Furnished Holiday Lets
- It was confirmed that the Furnished Holiday Lets tax regime would be abolished as previously announced.
Abolition of Non-Dom regime
- From 6 April 2025, the current rules for the taxation of non-UK domiciled individuals will end.
- The concept of domicile as a relevant connecting factor in the UK tax system will be replaced by a system based on tax residence.
- This includes ending the use of offshore trusts to shelter assets from Inheritance Tax and scrapping the planned 50% tax reduction for foreign income in the first year of the new regime.
- Individuals who opt into the new residence-based regime will not pay UK tax on foreign income and gains (FIG) for the first four years of tax residence provided they have not been UK tax resident in any of the 10 consecutive years prior to their arrival.
- The protection from tax on foreign income and gains arising within settlor-interested trust structures will no longer be available for non-domiciled and deemed domiciled individuals who do not qualify for this four-year FIG regime.
- Introduction of Temporary Repatriation Facility to allow individuals previously taxed on the remittance basis to designate amounts derived from pre-6 April 2025 foreign income and gains, and pay a reduced tax rate for a period of three tax years, starting from 2025 to 2026.

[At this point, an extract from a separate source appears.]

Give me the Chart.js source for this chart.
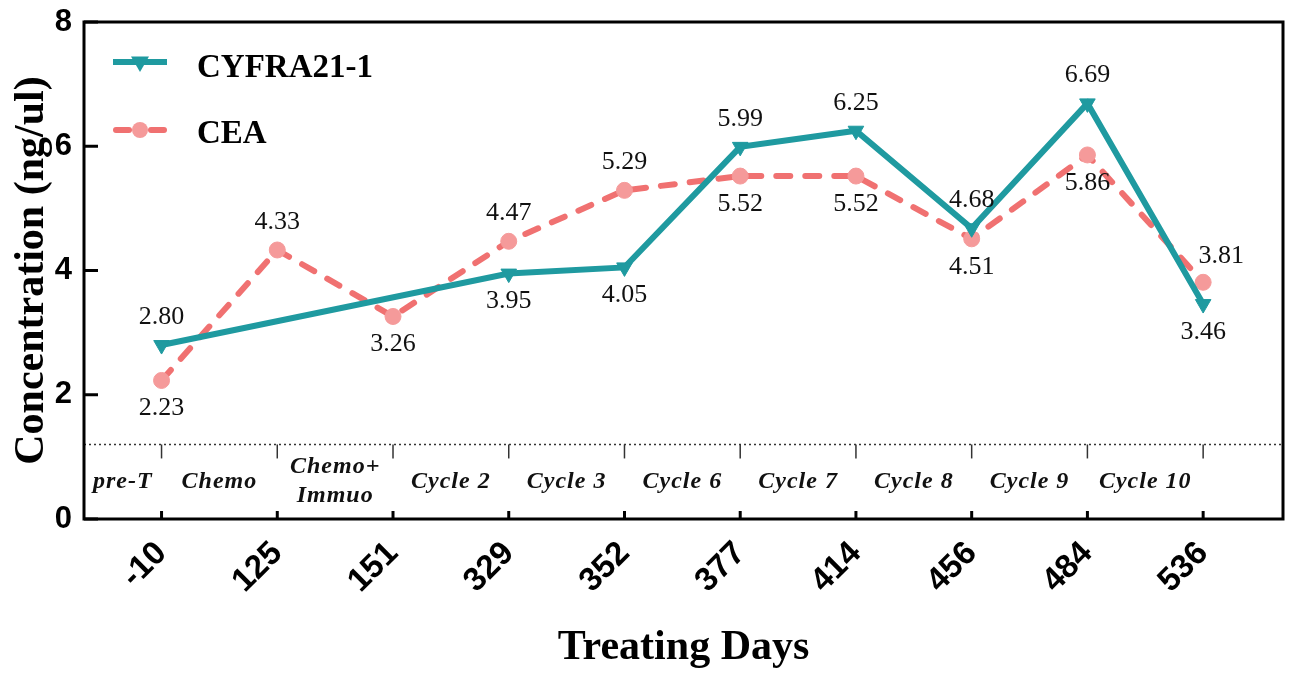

- For CGT purposes, current and past remittance basis users will be able to rebase personally held foreign assets to 5 April 2017 in some circumstances.
Savings and ISAs
- The Starting Rate for Savings will be retained at £5,000 for 2025-26, allowing individuals with less than £17,570 in employment or pensions income to receive up to £5,000 of savings income tax-free.
- Digital reporting for Individual Savings Account (ISA) managers will be mandatory from 6 April 2027.
- Annual subscription limits will remain at £20,000 for ISAs, £4,000 for Lifetime ISAs and £9,000 for Junior ISAs and Child Trust Funds until 5 April 2030.
- The previous proposals to introduce a British ISA will be dropped.
This budget signals a strong focus on equitable taxation, providing reliefs for working families and small businesses, while seeking fairer contributions from wealthier individuals and high-value transactions. These changes reflect the government’s commitment to revitalising public services, enhancing social equity, and promoting long-term sustainability across the UK.